• **Exercise brief**:
Report the number of lines that include "chart", with no additional text.

• **Data for this exercise**:
■ ■ ■
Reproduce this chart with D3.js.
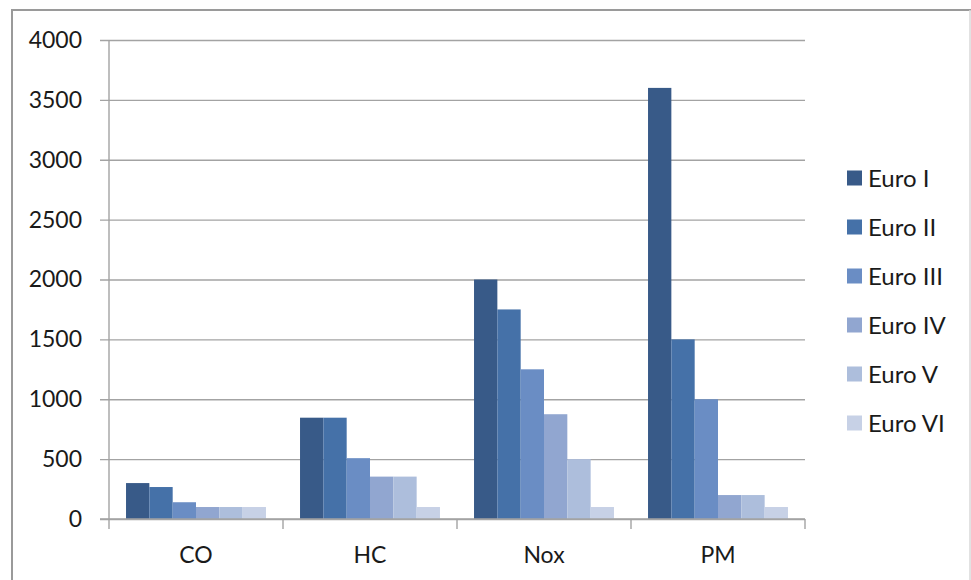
<!DOCTYPE html>
<html>
<head>
<meta charset="utf-8">
<script src="https://cdn.jsdelivr.net/npm/d3@7"></script>
<style>
  html, body { margin: 0; padding: 0; background: #ffffff; }
  svg { display: block; }
  text { font-family: Lato, "Open Sans", sans-serif; fill: #1a1a1a; }
</style>
</head>
<body>
<svg id="chart" width="971" height="580"></svg>
<script>
// Emission limits per pollutant, relative to Euro VI (= 100)
const categories = ["CO", "HC", "Nox", "PM"];
const seriesNames = ["Euro I", "Euro II", "Euro III", "Euro IV", "Euro V", "Euro VI"];
const euroI   = [300, 846, 2000, 3600];
const euroII  = [267, 846, 1750, 1500];
const euroIII = [140, 508, 1250, 1000];
const euroIV  = [100, 354, 875, 200];
const euroV   = [100, 354, 500, 200];
const euroVI  = [100, 100, 100, 100];
const seriesValues = [euroI, euroII, euroIII, euroIV, euroV, euroVI];
const yTicks = [0, 500, 1000, 1500, 2000, 2500, 3000, 3500, 4000];
const colors = ["#385a88", "#4571a8", "#6a8dc4", "#91a6d0", "#adbedc", "#c7d1e6"];

const svg = d3.select("#chart");

// Outer chart frame
svg.append("line").attr("x1", 12).attr("x2", 971).attr("y1", 10).attr("y2", 10)
  .attr("stroke", "#9a9a9a").attr("stroke-width", 2);
svg.append("line").attr("x1", 12).attr("x2", 12).attr("y1", 9).attr("y2", 580)
  .attr("stroke", "#9a9a9a").attr("stroke-width", 2);
svg.append("line").attr("x1", 970).attr("x2", 970).attr("y1", 10).attr("y2", 580)
  .attr("stroke", "#d8d8d8").attr("stroke-width", 1.5);

const plot = { left: 109, right: 805, top: 40, bottom: 519 };

const x0 = d3.scaleBand().domain(categories).range([plot.left, plot.right])
  .paddingInner(0).paddingOuter(0);
const x1 = d3.scaleBand().domain(seriesNames).range([0, x0.bandwidth()])
  .paddingInner(0).paddingOuter(0.73);
const y = d3.scaleLinear().domain([0, 4000]).range([plot.bottom, plot.top]);

// Horizontal gridlines with left tick marks
const yAxis = d3.axisLeft(y).tickValues(yTicks).tickFormat(d3.format("d"))
  .tickSize(-(plot.right - plot.left)).tickPadding(18);
const gy = svg.append("g").attr("transform", `translate(${plot.left},0)`).call(yAxis);
gy.select(".domain").remove();
gy.selectAll(".tick line").attr("stroke", "#a3a3a3").attr("stroke-width", 1.4)
  .attr("x1", -9);
gy.selectAll(".tick text").attr("font-size", 23).attr("fill", "#1a1a1a")
  .attr("font-family", "Lato, 'Open Sans', sans-serif").attr("x", -27);

// Vertical axis line
svg.append("line").attr("x1", plot.left).attr("x2", plot.left)
  .attr("y1", plot.top).attr("y2", plot.bottom)
  .attr("stroke", "#a3a3a3").attr("stroke-width", 1.4);

// Bars
const groups = svg.append("g").selectAll("g").data(categories).join("g")
  .attr("transform", d => `translate(${x0(d)},0)`);
groups.selectAll("rect")
  .data((c, ci) => seriesNames.map((s, si) => ({ s, si, v: seriesValues[si][ci] })))
  .join("rect")
  .attr("x", d => x1(d.s))
  .attr("width", x1.bandwidth())
  .attr("y", d => y(d.v))
  .attr("height", d => y(0) - y(d.v))
  .attr("fill", d => colors[d.si]);

// Category axis with tick marks at band boundaries
svg.append("line").attr("x1", plot.left - 9).attr("x2", plot.right)
  .attr("y1", plot.bottom).attr("y2", plot.bottom)
  .attr("stroke", "#a3a3a3").attr("stroke-width", 1.4);
const boundaries = categories.map(c => x0(c)).concat([x0(categories[categories.length - 1]) + x0.bandwidth()]);
svg.append("g").selectAll("line").data(boundaries).join("line")
  .attr("x1", d => d).attr("x2", d => d)
  .attr("y1", plot.bottom).attr("y2", plot.bottom + 10)
  .attr("stroke", "#a3a3a3").attr("stroke-width", 1.4);
svg.append("g").selectAll("text").data(categories).join("text")
  .attr("x", d => x0(d) + x0.bandwidth() / 2)
  .attr("y", 563)
  .attr("text-anchor", "middle")
  .attr("font-size", 23)
  .text(d => d);

// Legend
const legend = svg.append("g").selectAll("g").data(seriesNames).join("g")
  .attr("transform", (d, i) => `translate(847,${178 + i * 49})`);
legend.append("rect").attr("x", 0).attr("y", -7.5).attr("width", 15).attr("height", 15)
  .attr("fill", (d, i) => colors[i]);
legend.append("text").attr("x", 21).attr("y", 0).attr("dy", "0.36em")
  .attr("font-size", 24).text(d => d);
</script>
</body>
</html>
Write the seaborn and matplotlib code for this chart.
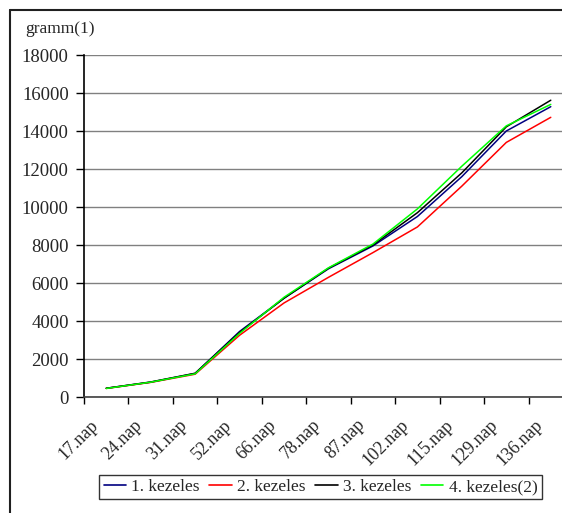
■ ■ ■
• **Finished answer**:
5